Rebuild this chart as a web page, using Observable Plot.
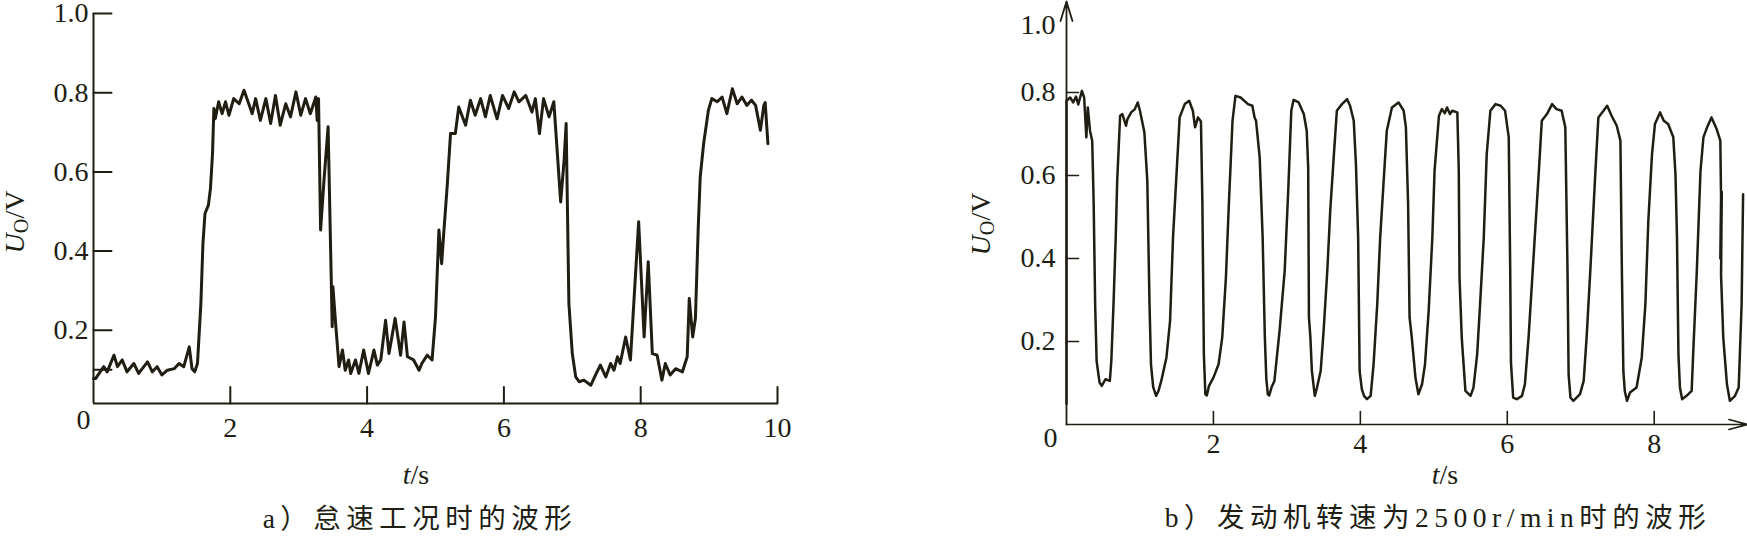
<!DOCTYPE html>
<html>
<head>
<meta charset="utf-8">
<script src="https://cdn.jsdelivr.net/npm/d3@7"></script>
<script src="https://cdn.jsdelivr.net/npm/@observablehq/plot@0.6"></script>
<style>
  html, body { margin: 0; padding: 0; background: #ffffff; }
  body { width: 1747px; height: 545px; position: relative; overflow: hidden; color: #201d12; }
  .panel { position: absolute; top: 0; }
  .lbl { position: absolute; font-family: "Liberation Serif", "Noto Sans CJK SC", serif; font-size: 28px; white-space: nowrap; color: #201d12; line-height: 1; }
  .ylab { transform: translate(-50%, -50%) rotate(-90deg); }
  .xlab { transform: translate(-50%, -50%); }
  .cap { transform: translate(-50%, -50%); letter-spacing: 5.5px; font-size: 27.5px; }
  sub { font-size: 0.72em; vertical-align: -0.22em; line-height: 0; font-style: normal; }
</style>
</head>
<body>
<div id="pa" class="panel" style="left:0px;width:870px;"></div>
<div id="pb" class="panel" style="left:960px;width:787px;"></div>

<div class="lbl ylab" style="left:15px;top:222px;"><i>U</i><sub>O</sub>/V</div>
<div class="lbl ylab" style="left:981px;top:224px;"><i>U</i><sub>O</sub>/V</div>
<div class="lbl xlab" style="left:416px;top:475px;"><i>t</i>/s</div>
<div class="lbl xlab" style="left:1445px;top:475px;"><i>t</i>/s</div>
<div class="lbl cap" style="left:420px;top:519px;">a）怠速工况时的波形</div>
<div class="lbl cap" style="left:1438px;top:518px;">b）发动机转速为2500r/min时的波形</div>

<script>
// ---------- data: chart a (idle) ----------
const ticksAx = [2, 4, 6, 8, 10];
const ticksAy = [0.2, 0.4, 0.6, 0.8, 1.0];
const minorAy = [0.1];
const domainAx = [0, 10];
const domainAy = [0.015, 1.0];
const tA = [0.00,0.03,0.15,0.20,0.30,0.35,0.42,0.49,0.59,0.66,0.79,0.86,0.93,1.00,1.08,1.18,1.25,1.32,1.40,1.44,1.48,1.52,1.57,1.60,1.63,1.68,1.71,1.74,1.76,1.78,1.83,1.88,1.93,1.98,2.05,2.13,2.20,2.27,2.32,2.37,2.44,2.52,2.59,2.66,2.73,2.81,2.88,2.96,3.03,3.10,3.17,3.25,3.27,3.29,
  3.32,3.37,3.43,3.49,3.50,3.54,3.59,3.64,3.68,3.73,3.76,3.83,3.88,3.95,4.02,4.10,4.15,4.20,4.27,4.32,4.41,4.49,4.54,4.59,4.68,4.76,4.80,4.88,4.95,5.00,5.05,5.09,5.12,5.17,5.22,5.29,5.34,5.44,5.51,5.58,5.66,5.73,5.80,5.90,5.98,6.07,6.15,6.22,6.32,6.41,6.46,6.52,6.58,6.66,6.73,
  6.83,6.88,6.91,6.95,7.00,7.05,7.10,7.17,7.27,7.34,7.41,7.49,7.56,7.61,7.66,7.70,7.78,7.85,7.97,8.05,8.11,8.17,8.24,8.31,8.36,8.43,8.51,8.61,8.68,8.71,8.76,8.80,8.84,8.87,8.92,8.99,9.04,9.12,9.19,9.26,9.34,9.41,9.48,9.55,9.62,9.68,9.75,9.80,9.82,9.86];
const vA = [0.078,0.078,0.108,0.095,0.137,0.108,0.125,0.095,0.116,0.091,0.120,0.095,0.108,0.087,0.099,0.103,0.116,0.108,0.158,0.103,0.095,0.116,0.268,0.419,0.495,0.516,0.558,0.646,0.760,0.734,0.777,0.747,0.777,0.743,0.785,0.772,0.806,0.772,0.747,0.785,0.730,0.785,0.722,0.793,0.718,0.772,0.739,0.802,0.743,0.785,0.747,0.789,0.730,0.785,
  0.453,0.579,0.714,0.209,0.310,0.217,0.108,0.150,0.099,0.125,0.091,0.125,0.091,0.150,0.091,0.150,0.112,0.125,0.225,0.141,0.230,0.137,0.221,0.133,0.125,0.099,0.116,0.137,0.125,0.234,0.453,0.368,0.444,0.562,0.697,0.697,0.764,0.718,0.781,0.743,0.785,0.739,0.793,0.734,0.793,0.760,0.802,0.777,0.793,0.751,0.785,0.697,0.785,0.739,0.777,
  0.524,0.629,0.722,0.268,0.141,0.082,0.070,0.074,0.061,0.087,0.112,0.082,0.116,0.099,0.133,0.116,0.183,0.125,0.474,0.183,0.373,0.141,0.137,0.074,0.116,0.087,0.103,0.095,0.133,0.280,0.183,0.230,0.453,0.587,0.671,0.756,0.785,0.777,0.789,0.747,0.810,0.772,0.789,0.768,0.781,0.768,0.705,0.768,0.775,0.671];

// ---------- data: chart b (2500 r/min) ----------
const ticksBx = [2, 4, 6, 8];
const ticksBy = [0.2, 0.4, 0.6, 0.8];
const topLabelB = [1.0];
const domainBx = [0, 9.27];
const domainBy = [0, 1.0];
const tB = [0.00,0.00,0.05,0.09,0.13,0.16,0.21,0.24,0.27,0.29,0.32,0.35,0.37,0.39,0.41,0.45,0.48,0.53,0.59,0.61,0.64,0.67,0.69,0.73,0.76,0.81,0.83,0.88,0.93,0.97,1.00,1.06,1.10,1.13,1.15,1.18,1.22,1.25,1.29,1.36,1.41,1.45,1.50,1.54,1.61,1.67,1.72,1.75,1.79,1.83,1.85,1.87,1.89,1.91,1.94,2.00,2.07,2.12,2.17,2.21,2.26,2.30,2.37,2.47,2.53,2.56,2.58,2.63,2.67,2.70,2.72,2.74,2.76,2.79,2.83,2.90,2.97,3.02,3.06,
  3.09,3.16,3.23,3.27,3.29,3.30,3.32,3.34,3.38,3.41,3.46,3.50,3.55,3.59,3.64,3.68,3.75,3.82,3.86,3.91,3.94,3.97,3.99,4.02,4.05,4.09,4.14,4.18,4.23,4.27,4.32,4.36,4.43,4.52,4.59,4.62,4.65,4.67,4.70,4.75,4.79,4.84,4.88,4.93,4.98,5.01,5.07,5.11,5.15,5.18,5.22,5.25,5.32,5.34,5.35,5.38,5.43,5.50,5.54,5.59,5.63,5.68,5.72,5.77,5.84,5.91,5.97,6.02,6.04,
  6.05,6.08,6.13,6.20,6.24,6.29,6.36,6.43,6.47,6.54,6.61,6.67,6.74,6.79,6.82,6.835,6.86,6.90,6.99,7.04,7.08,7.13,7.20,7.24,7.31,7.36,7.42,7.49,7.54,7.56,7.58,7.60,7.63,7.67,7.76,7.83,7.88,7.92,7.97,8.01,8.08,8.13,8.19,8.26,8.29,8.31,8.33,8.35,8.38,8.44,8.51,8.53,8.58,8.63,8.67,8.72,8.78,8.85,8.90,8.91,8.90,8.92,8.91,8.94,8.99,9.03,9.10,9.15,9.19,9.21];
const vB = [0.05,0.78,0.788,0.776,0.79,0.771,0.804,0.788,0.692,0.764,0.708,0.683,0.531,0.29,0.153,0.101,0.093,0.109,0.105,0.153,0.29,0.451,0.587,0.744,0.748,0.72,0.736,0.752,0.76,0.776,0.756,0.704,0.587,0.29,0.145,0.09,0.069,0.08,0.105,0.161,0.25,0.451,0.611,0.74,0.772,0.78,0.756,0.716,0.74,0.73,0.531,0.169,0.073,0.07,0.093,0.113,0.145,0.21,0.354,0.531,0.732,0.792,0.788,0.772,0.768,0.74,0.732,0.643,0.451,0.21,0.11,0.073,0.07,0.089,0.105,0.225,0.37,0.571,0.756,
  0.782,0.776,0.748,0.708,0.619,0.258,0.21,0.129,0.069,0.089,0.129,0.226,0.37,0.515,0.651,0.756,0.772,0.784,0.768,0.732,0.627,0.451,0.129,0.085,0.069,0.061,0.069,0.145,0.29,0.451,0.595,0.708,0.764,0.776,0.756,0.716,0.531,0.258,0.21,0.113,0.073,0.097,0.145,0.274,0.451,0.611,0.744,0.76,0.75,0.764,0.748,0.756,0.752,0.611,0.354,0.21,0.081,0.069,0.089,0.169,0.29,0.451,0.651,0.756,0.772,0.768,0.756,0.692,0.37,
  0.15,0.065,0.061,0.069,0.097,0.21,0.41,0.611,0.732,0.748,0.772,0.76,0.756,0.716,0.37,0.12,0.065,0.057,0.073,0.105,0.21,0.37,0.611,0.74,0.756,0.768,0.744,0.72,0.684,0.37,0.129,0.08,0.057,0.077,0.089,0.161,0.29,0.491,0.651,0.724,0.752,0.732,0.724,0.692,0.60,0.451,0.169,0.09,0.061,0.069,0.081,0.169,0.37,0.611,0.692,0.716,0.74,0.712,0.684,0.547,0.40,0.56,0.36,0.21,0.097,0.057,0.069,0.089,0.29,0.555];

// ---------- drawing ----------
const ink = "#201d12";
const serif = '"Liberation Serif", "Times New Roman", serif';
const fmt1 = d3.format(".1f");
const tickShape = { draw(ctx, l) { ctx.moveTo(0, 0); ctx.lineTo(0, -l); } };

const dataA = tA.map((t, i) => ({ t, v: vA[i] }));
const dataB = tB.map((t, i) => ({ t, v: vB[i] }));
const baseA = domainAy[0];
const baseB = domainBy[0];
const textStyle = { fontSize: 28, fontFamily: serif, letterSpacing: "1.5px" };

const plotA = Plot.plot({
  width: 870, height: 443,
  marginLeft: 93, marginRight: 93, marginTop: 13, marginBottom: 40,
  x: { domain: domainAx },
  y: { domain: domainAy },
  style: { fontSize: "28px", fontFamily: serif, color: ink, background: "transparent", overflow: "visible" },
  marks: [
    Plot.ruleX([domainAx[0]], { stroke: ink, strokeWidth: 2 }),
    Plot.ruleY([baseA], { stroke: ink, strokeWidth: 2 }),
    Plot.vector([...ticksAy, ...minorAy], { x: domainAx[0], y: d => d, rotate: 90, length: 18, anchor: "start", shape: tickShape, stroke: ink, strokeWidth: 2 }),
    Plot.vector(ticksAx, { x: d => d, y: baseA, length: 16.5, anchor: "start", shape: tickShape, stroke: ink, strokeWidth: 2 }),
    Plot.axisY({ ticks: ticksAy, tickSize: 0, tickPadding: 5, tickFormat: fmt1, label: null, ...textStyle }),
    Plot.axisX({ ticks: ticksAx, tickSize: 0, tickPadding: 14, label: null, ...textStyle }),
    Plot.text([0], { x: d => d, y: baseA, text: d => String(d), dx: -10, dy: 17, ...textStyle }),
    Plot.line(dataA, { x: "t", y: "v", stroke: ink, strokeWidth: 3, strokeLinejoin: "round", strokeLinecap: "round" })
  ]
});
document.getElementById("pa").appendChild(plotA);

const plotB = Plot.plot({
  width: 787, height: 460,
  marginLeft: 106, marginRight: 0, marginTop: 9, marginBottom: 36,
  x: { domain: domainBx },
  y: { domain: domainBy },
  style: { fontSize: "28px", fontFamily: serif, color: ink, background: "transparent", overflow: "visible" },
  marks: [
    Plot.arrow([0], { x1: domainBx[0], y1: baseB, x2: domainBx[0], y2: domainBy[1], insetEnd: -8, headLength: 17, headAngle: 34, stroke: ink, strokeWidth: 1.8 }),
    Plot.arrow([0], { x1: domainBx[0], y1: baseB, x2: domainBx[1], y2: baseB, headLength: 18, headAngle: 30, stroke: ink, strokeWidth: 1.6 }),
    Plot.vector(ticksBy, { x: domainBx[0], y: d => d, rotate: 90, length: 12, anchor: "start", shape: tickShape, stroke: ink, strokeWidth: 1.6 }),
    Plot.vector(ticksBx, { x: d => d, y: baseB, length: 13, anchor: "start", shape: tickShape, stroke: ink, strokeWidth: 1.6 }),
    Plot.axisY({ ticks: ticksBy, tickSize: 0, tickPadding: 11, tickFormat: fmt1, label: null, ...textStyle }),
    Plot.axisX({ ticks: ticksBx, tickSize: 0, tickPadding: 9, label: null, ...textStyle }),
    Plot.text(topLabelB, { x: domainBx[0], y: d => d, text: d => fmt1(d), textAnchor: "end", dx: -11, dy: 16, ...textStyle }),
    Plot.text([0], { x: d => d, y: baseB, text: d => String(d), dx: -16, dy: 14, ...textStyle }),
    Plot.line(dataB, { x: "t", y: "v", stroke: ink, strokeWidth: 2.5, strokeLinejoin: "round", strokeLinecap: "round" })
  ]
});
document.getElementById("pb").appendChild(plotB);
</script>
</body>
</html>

WORK TO DO
Pick out the lines containing the string "chart".

ANSWER TO THIS TASK
Rebuild this chart as a web page, using Observable Plot.
// ---------- data: chart a (idle) ----------
// ---------- data: chart b (2500 r/min) ----------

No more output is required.